§ DATASET EXTRACT:
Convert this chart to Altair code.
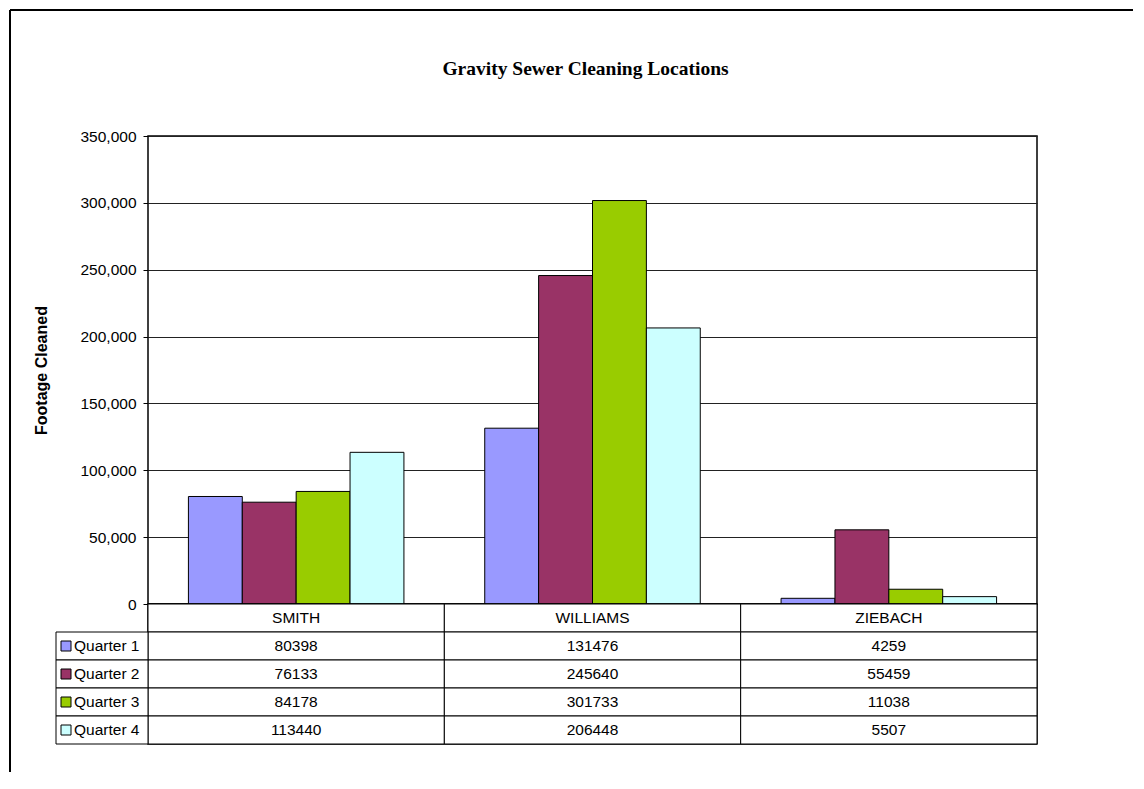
import altair as alt
import pandas as pd

# ---- data ----
locations = ["SMITH", "WILLIAMS", "ZIEBACH"]
quarters = ["Quarter 1", "Quarter 2", "Quarter 3", "Quarter 4"]
q1 = [80398, 131476, 4259]
q2 = [76133, 245640, 55459]
q3 = [84178, 301733, 11038]
q4 = [113440, 206448, 5507]
colors = ["#9999FF", "#993366", "#99CC00", "#CCFFFF"]
y_ticks = [0, 50000, 100000, 150000, 200000, 250000, 300000, 350000]
chart_title = "Gravity Sewer Cleaning Locations"
y_title = "Footage Cleaned"

series = [q1, q2, q3, q4]
records = []
for qi, q in enumerate(quarters):
    for li, loc in enumerate(locations):
        records.append({"Location": loc, "Quarter": q, "Value": series[qi][li]})
df = pd.DataFrame(records)

cells = [{"Location": loc, "Row": "header", "Text": loc} for loc in locations]
for r in records:
    cells.append({"Location": r["Location"], "Row": r["Quarter"], "Text": str(r["Value"])})
cells = pd.DataFrame(cells)
table_rows = ["header"] + quarters
legend_df = pd.DataFrame({"Row": quarters})
one = pd.DataFrame({"a": [0]})

W, H, TH = 889, 468, 140
FONT = "Liberation Sans, Arial, sans-serif"
FS = 15.5

x_scale = alt.Scale(domain=locations, paddingInner=0, paddingOuter=0)
color_scale = alt.Scale(domain=quarters, range=colors)

bars = alt.Chart(df).mark_bar(stroke="#000", strokeWidth=1).encode(
    x=alt.X("Location:N", sort=locations, scale=x_scale, axis=None),
    xOffset=alt.XOffset("Quarter:N", sort=quarters,
                        scale=alt.Scale(domain=quarters, paddingInner=0, paddingOuter=0.75)),
    y=alt.Y("Value:Q", scale=alt.Scale(domain=[0, 350000], nice=False),
            axis=alt.Axis(values=y_ticks, format=",.0f", title=y_title)),
    color=alt.Color("Quarter:N", scale=color_scale, legend=None),
).properties(
    width=W, height=H,
    title=alt.TitleParams(chart_title, font="Liberation Serif, Times New Roman, serif",
                          fontSize=19.5, fontWeight="bold", anchor="middle",
                          offset=50, dx=-7, color="#000"),
)

yrow = alt.Y("Row:N", sort=table_rows,
             scale=alt.Scale(domain=table_rows, paddingInner=0, paddingOuter=0), axis=None)
xt = alt.X("Location:N", sort=locations, scale=x_scale, axis=None)

cell_rect = alt.Chart(cells).mark_rect(fill="white", stroke="#000", strokeWidth=1).encode(x=xt, y=yrow)
cell_text = alt.Chart(cells).mark_text(font=FONT, fontSize=FS, color="#000").encode(
    x=xt, y=yrow, text="Text:N")

leg_rect = alt.Chart(legend_df).mark_rect(fill="white", stroke="#000", strokeWidth=1).encode(
    x=alt.value(-92), x2=alt.value(0), y=yrow)
leg_sq = alt.Chart(legend_df).mark_square(size=100, stroke="#000", strokeWidth=1, opacity=1).encode(
    x=alt.value(-82), y=yrow,
    color=alt.Color("Row:N", scale=color_scale, legend=None))
leg_txt = alt.Chart(legend_df).mark_text(font=FONT, fontSize=FS, color="#000", align="left").encode(
    x=alt.value(-74), y=yrow, text="Row:N")

border_top = alt.Chart(one).mark_rule(color="#000", strokeWidth=2).encode(
    x=alt.value(-138), x2=alt.value(985), y=alt.value(-594))
border_left = alt.Chart(one).mark_rule(color="#000", strokeWidth=2).encode(
    x=alt.value(-138), y=alt.value(-594), y2=alt.value(168))

table = alt.layer(cell_rect, cell_text, leg_rect, leg_sq, leg_txt, border_top, border_left).properties(
    width=W, height=TH)

chart = alt.vconcat(bars, table, spacing=0, bounds="flush").properties(
    padding=0
).configure_view(
    stroke="#000", strokeWidth=1.5
).configure_axis(
    labelFont=FONT, labelFontSize=FS, labelColor="#000",
    titleFont=FONT, titleFontSize=16, titleFontWeight="bold", titleColor="#000",
    tickColor="#000", tickSize=5, labelPadding=7, titlePadding=30,
    domain=False, grid=True, gridColor="#222", gridWidth=1,
)

chart.save("out.html", embed_options={"renderer": "svg", "actions": False})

§ WHAT YOU HAVE TO DO:
Leave out the pictures and repeat exactly the lines from the start of the material through the line that contains "color_scale = alt.Scale(domain=quarters, range=colors)", both included.

§ SOLUTION:
Convert this chart to Altair code.
import altair as alt
import pandas as pd

# ---- data ----
locations = ["SMITH", "WILLIAMS", "ZIEBACH"]
quarters = ["Quarter 1", "Quarter 2", "Quarter 3", "Quarter 4"]
q1 = [80398, 131476, 4259]
q2 = [76133, 245640, 55459]
q3 = [84178, 301733, 11038]
q4 = [113440, 206448, 5507]
colors = ["#9999FF", "#993366", "#99CC00", "#CCFFFF"]
y_ticks = [0, 50000, 100000, 150000, 200000, 250000, 300000, 350000]
chart_title = "Gravity Sewer Cleaning Locations"
y_title = "Footage Cleaned"

series = [q1, q2, q3, q4]
records = []
for qi, q in enumerate(quarters):
    for li, loc in enumerate(locations):
        records.append({"Location": loc, "Quarter": q, "Value": series[qi][li]})
df = pd.DataFrame(records)

cells = [{"Location": loc, "Row": "header", "Text": loc} for loc in locations]
for r in records:
    cells.append({"Location": r["Location"], "Row": r["Quarter"], "Text": str(r["Value"])})
cells = pd.DataFrame(cells)
table_rows = ["header"] + quarters
legend_df = pd.DataFrame({"Row": quarters})
one = pd.DataFrame({"a": [0]})

W, H, TH = 889, 468, 140
FONT = "Liberation Sans, Arial, sans-serif"
FS = 15.5

x_scale = alt.Scale(domain=locations, paddingInner=0, paddingOuter=0)
color_scale = alt.Scale(domain=quarters, range=colors)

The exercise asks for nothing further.